- _Requirements_:
Include the line with "const H = 342;" and every line before it in the entries below, echoed exactly, but not the pictures.

======== Raw data ========

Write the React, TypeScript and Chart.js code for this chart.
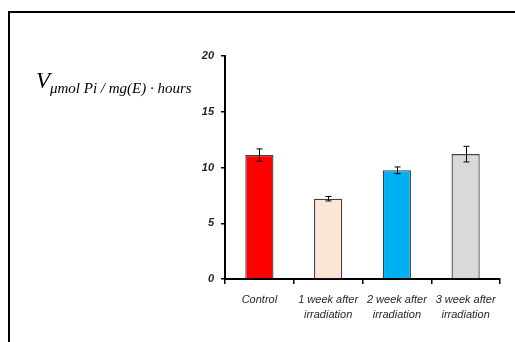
import React, { useEffect, useRef } from "react";
import { Chart, registerables } from "chart.js";

Chart.register(...registerables);

const categories: (string | string[])[] = [
  "Control",
  ["1 week after", "irradiation"],
  ["2 week after", "irradiation"],
  ["3 week after", "irradiation"],
];
const values = [11.12, 7.2, 9.75, 11.2];
const errors = [0.55, 0.2, 0.3, 0.7];
const barColors = ["#FF0000", "#FBE5D6", "#00B0F0", "#D9D9D9"];
const yTicks = [0, 5, 10, 15, 20];

const W = 515;
const H = 342;

const decorPlugin = {
  id: "decor",
  afterDatasetsDraw(chart: any) {
    const ctx = chart.ctx;
    const meta = chart.getDatasetMeta(0);
    const y = chart.scales.y;
    ctx.save();
    ctx.strokeStyle = "#000";
    ctx.lineWidth = 1;
    meta.data.forEach((bar: any, i: number) => {
      const x = Math.round(bar.x) + 0.5;
      const top = y.getPixelForValue(values[i] + errors[i]);
      const bot = y.getPixelForValue(values[i] - errors[i]);
      ctx.beginPath();
      ctx.moveTo(x, top);
      ctx.lineTo(x, bot);
      ctx.moveTo(x - 3, top);
      ctx.lineTo(x + 3, top);
      ctx.moveTo(x - 3, bot);
      ctx.lineTo(x + 3, bot);
      ctx.stroke();
    });
    ctx.restore();
  },
  afterDraw(chart: any) {
    const ctx = chart.ctx;
    ctx.save();
    // frame
    ctx.strokeStyle = "#000";
    ctx.lineWidth = 2;
    ctx.beginPath();
    ctx.moveTo(9, H);
    ctx.lineTo(9, 12);
    ctx.lineTo(W, 12);
    ctx.stroke();
    // axis title
    ctx.fillStyle = "#000";
    ctx.textBaseline = "alphabetic";
    ctx.textAlign = "left";
    ctx.font = "italic 23px 'Liberation Serif'";
    ctx.fillText("V", 36, 88);
    ctx.font = "italic 15px 'Liberation Serif'";
    ctx.fillText("\u03bcmol Pi / mg(E) \u00b7 hours", 50, 93);
    ctx.restore();
  },
};

export default function App() {
  const ref = useRef<HTMLCanvasElement>(null);
  useEffect(() => {
    const chart = new Chart(ref.current!, {
      type: "bar",
      data: {
        labels: categories,
        datasets: [
          {
            data: values,
            backgroundColor: barColors,
            borderColor: "#404040",
            borderWidth: 1.3,
            barPercentage: 0.41,
            categoryPercentage: 1,
          },
        ],
      },
      options: {
        animation: false,
        responsive: false,
        layout: { padding: { left: 0, top: 56, right: 15, bottom: 0 } },
        plugins: {
          legend: { display: false },
          tooltip: { enabled: false },
        },
        scales: {
          x: {
            grid: {
              display: true,
              drawOnChartArea: false,
              drawTicks: true,
              tickLength: 5,
              color: "#000",
              lineWidth: 1.5,
              offset: true,
            },
            border: { display: true, color: "#000", width: 2 },
            ticks: {
              color: "#262626",
              font: { family: "'Liberation Sans'", style: "italic", size: 11, lineHeight: 1.4 },
              padding: 8,
              maxRotation: 0,
              autoSkip: false,
            },
            afterFit: (s: any) => {
              s.height = H - 279;
            },
          },
          y: {
            min: 0,
            max: 20,
            afterBuildTicks: (s: any) => {
              s.ticks = yTicks.map((v) => ({ value: v }));
            },
            grid: {
              display: true,
              drawOnChartArea: false,
              drawTicks: true,
              tickLength: 4,
              color: "#000",
              lineWidth: 1.5,
            },
            border: { display: true, color: "#000", width: 2 },
            ticks: {
              color: "#262626",
              font: { family: "'Liberation Sans'", style: "italic", weight: "bold", size: 11 },
              padding: 7,
            },
            afterFit: (s: any) => {
              s.width = 225;
            },
          },
        },
      },
      plugins: [decorPlugin],
    });
    return () => chart.destroy();
  }, []);
  return (
    <div style={{ position: "fixed", left: 0, top: 0, width: W, height: H, background: "#fff" }}>
      <canvas ref={ref} width={W} height={H} style={{ width: W, height: H, display: "block" }} />
    </div>
  );
}
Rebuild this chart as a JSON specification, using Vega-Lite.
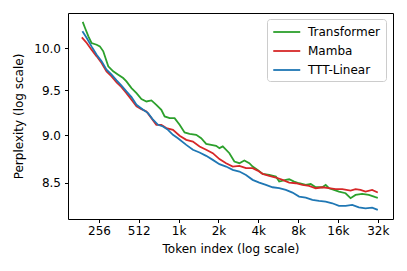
{
  "$schema": "https://vega.github.io/schema/vega-lite/v6.json",
  "width": 325,
  "height": 206,
  "autosize": {"type": "none"},
  "padding": {"left": 68, "top": 13, "right": 14, "bottom": 52},
  "background": "white",
  "config": {
    "font": "DejaVu Sans",
    "view": {"stroke": "black", "strokeWidth": 1},
    "axis": {
      "grid": false, "domain": false, "tickColor": "black", "tickSize": 3.5, "tickWidth": 1,
      "labelFont": "DejaVu Sans", "labelFontSize": 12, "labelColor": "black",
      "titleFont": "DejaVu Sans", "titleFontSize": 12, "titleFontWeight": "normal", "titleColor": "black"
    },
    "legend": {
      "labelFont": "DejaVu Sans", "labelFontSize": 12, "labelColor": "black"
    }
  },
  "datasets": {
    "curves": [
      {"model": "Transformer", "token": 193, "ppl": 10.32},
      {"model": "Transformer", "token": 201, "ppl": 10.245},
      {"model": "Transformer", "token": 213, "ppl": 10.142},
      {"model": "Transformer", "token": 225, "ppl": 10.061},
      {"model": "Transformer", "token": 246, "ppl": 10.04},
      {"model": "Transformer", "token": 260, "ppl": 10.02},
      {"model": "Transformer", "token": 276, "ppl": 9.96},
      {"model": "Transformer", "token": 301, "ppl": 9.781},
      {"model": "Transformer", "token": 328, "ppl": 9.722},
      {"model": "Transformer", "token": 358, "ppl": 9.683},
      {"model": "Transformer", "token": 390, "ppl": 9.644},
      {"model": "Transformer", "token": 413, "ppl": 9.605},
      {"model": "Transformer", "token": 451, "ppl": 9.528},
      {"model": "Transformer", "token": 492, "ppl": 9.47},
      {"model": "Transformer", "token": 536, "ppl": 9.402},
      {"model": "Transformer", "token": 585, "ppl": 9.375},
      {"model": "Transformer", "token": 638, "ppl": 9.387},
      {"model": "Transformer", "token": 695, "ppl": 9.337},
      {"model": "Transformer", "token": 758, "ppl": 9.281},
      {"model": "Transformer", "token": 803, "ppl": 9.207},
      {"model": "Transformer", "token": 876, "ppl": 9.188},
      {"model": "Transformer", "token": 955, "ppl": 9.188},
      {"model": "Transformer", "token": 1042, "ppl": 9.114},
      {"model": "Transformer", "token": 1136, "ppl": 9.03},
      {"model": "Transformer", "token": 1239, "ppl": 9.016},
      {"model": "Transformer", "token": 1391, "ppl": 9.005},
      {"model": "Transformer", "token": 1517, "ppl": 8.968},
      {"model": "Transformer", "token": 1654, "ppl": 8.907},
      {"model": "Transformer", "token": 1804, "ppl": 8.896},
      {"model": "Transformer", "token": 1967, "ppl": 8.886},
      {"model": "Transformer", "token": 2084, "ppl": 8.861},
      {"model": "Transformer", "token": 2208, "ppl": 8.879},
      {"model": "Transformer", "token": 2478, "ppl": 8.807},
      {"model": "Transformer", "token": 2702, "ppl": 8.719},
      {"model": "Transformer", "token": 2947, "ppl": 8.701},
      {"model": "Transformer", "token": 3214, "ppl": 8.729},
      {"model": "Transformer", "token": 3504, "ppl": 8.701},
      {"model": "Transformer", "token": 3713, "ppl": 8.666},
      {"model": "Transformer", "token": 4049, "ppl": 8.631},
      {"model": "Transformer", "token": 4416, "ppl": 8.59},
      {"model": "Transformer", "token": 4956, "ppl": 8.579},
      {"model": "Transformer", "token": 5563, "ppl": 8.562},
      {"model": "Transformer", "token": 5894, "ppl": 8.51},
      {"model": "Transformer", "token": 6616, "ppl": 8.528},
      {"model": "Transformer", "token": 7009, "ppl": 8.534},
      {"model": "Transformer", "token": 7643, "ppl": 8.51},
      {"model": "Transformer", "token": 8335, "ppl": 8.493},
      {"model": "Transformer", "token": 9356, "ppl": 8.476},
      {"model": "Transformer", "token": 10203, "ppl": 8.486},
      {"model": "Transformer", "token": 11127, "ppl": 8.452},
      {"model": "Transformer", "token": 12489, "ppl": 8.452},
      {"model": "Transformer", "token": 13232, "ppl": 8.476},
      {"model": "Transformer", "token": 14018, "ppl": 8.442},
      {"model": "Transformer", "token": 15287, "ppl": 8.425},
      {"model": "Transformer", "token": 16670, "ppl": 8.408},
      {"model": "Transformer", "token": 18711, "ppl": 8.391},
      {"model": "Transformer", "token": 20405, "ppl": 8.341},
      {"model": "Transformer", "token": 22254, "ppl": 8.374},
      {"model": "Transformer", "token": 24979, "ppl": 8.384},
      {"model": "Transformer", "token": 28037, "ppl": 8.374},
      {"model": "Transformer", "token": 31470, "ppl": 8.351},
      {"model": "Transformer", "token": 32768, "ppl": 8.345},
      {"model": "Mamba", "token": 190, "ppl": 10.13},
      {"model": "Mamba", "token": 207, "ppl": 10.061},
      {"model": "Mamba", "token": 225, "ppl": 9.98},
      {"model": "Mamba", "token": 246, "ppl": 9.9},
      {"model": "Mamba", "token": 268, "ppl": 9.82},
      {"model": "Mamba", "token": 292, "ppl": 9.722},
      {"model": "Mamba", "token": 319, "ppl": 9.663},
      {"model": "Mamba", "token": 348, "ppl": 9.593},
      {"model": "Mamba", "token": 379, "ppl": 9.539},
      {"model": "Mamba", "token": 413, "ppl": 9.47},
      {"model": "Mamba", "token": 451, "ppl": 9.394},
      {"model": "Mamba", "token": 492, "ppl": 9.319},
      {"model": "Mamba", "token": 536, "ppl": 9.289},
      {"model": "Mamba", "token": 585, "ppl": 9.263},
      {"model": "Mamba", "token": 638, "ppl": 9.188},
      {"model": "Mamba", "token": 695, "ppl": 9.114},
      {"model": "Mamba", "token": 758, "ppl": 9.114},
      {"model": "Mamba", "token": 827, "ppl": 9.078},
      {"model": "Mamba", "token": 928, "ppl": 9.059},
      {"model": "Mamba", "token": 1042, "ppl": 8.994},
      {"model": "Mamba", "token": 1170, "ppl": 8.95},
      {"model": "Mamba", "token": 1313, "ppl": 8.932},
      {"model": "Mamba", "token": 1474, "ppl": 8.879},
      {"model": "Mamba", "token": 1654, "ppl": 8.843},
      {"model": "Mamba", "token": 1856, "ppl": 8.807},
      {"model": "Mamba", "token": 2084, "ppl": 8.744},
      {"model": "Mamba", "token": 2339, "ppl": 8.701},
      {"model": "Mamba", "token": 2626, "ppl": 8.666},
      {"model": "Mamba", "token": 2947, "ppl": 8.673},
      {"model": "Mamba", "token": 3308, "ppl": 8.649},
      {"model": "Mamba", "token": 3713, "ppl": 8.649},
      {"model": "Mamba", "token": 4049, "ppl": 8.624},
      {"model": "Mamba", "token": 4416, "ppl": 8.59},
      {"model": "Mamba", "token": 4956, "ppl": 8.569},
      {"model": "Mamba", "token": 5563, "ppl": 8.552},
      {"model": "Mamba", "token": 6245, "ppl": 8.528},
      {"model": "Mamba", "token": 7009, "ppl": 8.5},
      {"model": "Mamba", "token": 7868, "ppl": 8.493},
      {"model": "Mamba", "token": 8831, "ppl": 8.476},
      {"model": "Mamba", "token": 9913, "ppl": 8.466},
      {"model": "Mamba", "token": 11127, "ppl": 8.442},
      {"model": "Mamba", "token": 12489, "ppl": 8.452},
      {"model": "Mamba", "token": 14018, "ppl": 8.442},
      {"model": "Mamba", "token": 15735, "ppl": 8.432},
      {"model": "Mamba", "token": 17661, "ppl": 8.432},
      {"model": "Mamba", "token": 20405, "ppl": 8.418},
      {"model": "Mamba", "token": 22254, "ppl": 8.432},
      {"model": "Mamba", "token": 24267, "ppl": 8.425},
      {"model": "Mamba", "token": 26464, "ppl": 8.408},
      {"model": "Mamba", "token": 29706, "ppl": 8.425},
      {"model": "Mamba", "token": 32768, "ppl": 8.398},
      {"model": "TTT-Linear", "token": 192, "ppl": 10.204},
      {"model": "TTT-Linear", "token": 207, "ppl": 10.122},
      {"model": "TTT-Linear", "token": 225, "ppl": 10.02},
      {"model": "TTT-Linear", "token": 246, "ppl": 9.92},
      {"model": "TTT-Linear", "token": 268, "ppl": 9.84},
      {"model": "TTT-Linear", "token": 292, "ppl": 9.741},
      {"model": "TTT-Linear", "token": 319, "ppl": 9.683},
      {"model": "TTT-Linear", "token": 348, "ppl": 9.616},
      {"model": "TTT-Linear", "token": 379, "ppl": 9.555},
      {"model": "TTT-Linear", "token": 413, "ppl": 9.489},
      {"model": "TTT-Linear", "token": 451, "ppl": 9.425},
      {"model": "TTT-Linear", "token": 492, "ppl": 9.337},
      {"model": "TTT-Linear", "token": 552, "ppl": 9.281},
      {"model": "TTT-Linear", "token": 602, "ppl": 9.244},
      {"model": "TTT-Linear", "token": 656, "ppl": 9.17},
      {"model": "TTT-Linear", "token": 716, "ppl": 9.114},
      {"model": "TTT-Linear", "token": 780, "ppl": 9.096},
      {"model": "TTT-Linear", "token": 851, "ppl": 9.059},
      {"model": "TTT-Linear", "token": 928, "ppl": 9.005},
      {"model": "TTT-Linear", "token": 1012, "ppl": 8.968},
      {"model": "TTT-Linear", "token": 1170, "ppl": 8.896},
      {"model": "TTT-Linear", "token": 1313, "ppl": 8.843},
      {"model": "TTT-Linear", "token": 1474, "ppl": 8.814},
      {"model": "TTT-Linear", "token": 1654, "ppl": 8.779},
      {"model": "TTT-Linear", "token": 1856, "ppl": 8.736},
      {"model": "TTT-Linear", "token": 2084, "ppl": 8.691},
      {"model": "TTT-Linear", "token": 2339, "ppl": 8.666},
      {"model": "TTT-Linear", "token": 2626, "ppl": 8.631},
      {"model": "TTT-Linear", "token": 2947, "ppl": 8.614},
      {"model": "TTT-Linear", "token": 3308, "ppl": 8.579},
      {"model": "TTT-Linear", "token": 3713, "ppl": 8.528},
      {"model": "TTT-Linear", "token": 4168, "ppl": 8.5},
      {"model": "TTT-Linear", "token": 4678, "ppl": 8.476},
      {"model": "TTT-Linear", "token": 5251, "ppl": 8.452},
      {"model": "TTT-Linear", "token": 5894, "ppl": 8.442},
      {"model": "TTT-Linear", "token": 6616, "ppl": 8.425},
      {"model": "TTT-Linear", "token": 7426, "ppl": 8.398},
      {"model": "TTT-Linear", "token": 8335, "ppl": 8.357},
      {"model": "TTT-Linear", "token": 9356, "ppl": 8.347},
      {"model": "TTT-Linear", "token": 10502, "ppl": 8.324},
      {"model": "TTT-Linear", "token": 11788, "ppl": 8.314},
      {"model": "TTT-Linear", "token": 13232, "ppl": 8.307},
      {"model": "TTT-Linear", "token": 14851, "ppl": 8.29},
      {"model": "TTT-Linear", "token": 16670, "ppl": 8.264},
      {"model": "TTT-Linear", "token": 18711, "ppl": 8.264},
      {"model": "TTT-Linear", "token": 21003, "ppl": 8.274},
      {"model": "TTT-Linear", "token": 23577, "ppl": 8.25},
      {"model": "TTT-Linear", "token": 26464, "ppl": 8.24},
      {"model": "TTT-Linear", "token": 29706, "ppl": 8.247},
      {"model": "TTT-Linear", "token": 32768, "ppl": 8.224}
    ]
  },
  "data": {"name": "curves"},
  "mark": {"type": "line", "strokeWidth": 1.8, "clip": true},
  "encoding": {
    "x": {
      "field": "token", "type": "quantitative",
      "scale": {"type": "log", "domain": [149.4, 42700], "nice": false},
      "axis": {
        "title": "Token index (log scale)",
        "values": [256, 512, 1024, 2048, 4096, 8192, 16384, 32768],
        "labelExpr": "datum.value >= 1024 ? (datum.value / 1024) + 'k' : datum.value",
        "labelPadding": 3, "titlePadding": 7, "labelFlush": false
      }
    },
    "y": {
      "field": "ppl", "type": "quantitative",
      "scale": {"type": "log", "domain": [8.134, 10.432], "nice": false, "zero": false},
      "axis": {
        "title": "Perplexity (log scale)",
        "values": [8.5, 9.0, 9.5, 10.0],
        "format": ".1f",
        "labelPadding": 4, "titlePadding": 8, "labelFlush": false
      }
    },
    "color": {
      "field": "model", "type": "nominal",
      "scale": {"domain": ["Transformer", "Mamba", "TTT-Linear"], "range": ["#2ca02c", "#d62728", "#1f77b4"]},
      "legend": {
        "title": null, "orient": "none", "legendX": 199, "legendY": 6,
        "symbolType": "M-1,0H3", "symbolSize": 182, "symbolStrokeWidth": 1.8,
        "labelOffset": 20, "rowPadding": 5, "padding": 5,
        "strokeColor": "#cccccc", "fillColor": "white", "cornerRadius": 3
      }
    }
  }
}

========

- _Solution for this exercise_:
Write the React, TypeScript and Chart.js code for this chart.
import React, { useEffect, useRef } from "react";
import { Chart, registerables } from "chart.js";

Chart.register(...registerables);

const categories: (string | string[])[] = [
  "Control",
  ["1 week after", "irradiation"],
  ["2 week after", "irradiation"],
  ["3 week after", "irradiation"],
];
const values = [11.12, 7.2, 9.75, 11.2];
const errors = [0.55, 0.2, 0.3, 0.7];
const barColors = ["#FF0000", "#FBE5D6", "#00B0F0", "#D9D9D9"];
const yTicks = [0, 5, 10, 15, 20];

const W = 515;
const H = 342;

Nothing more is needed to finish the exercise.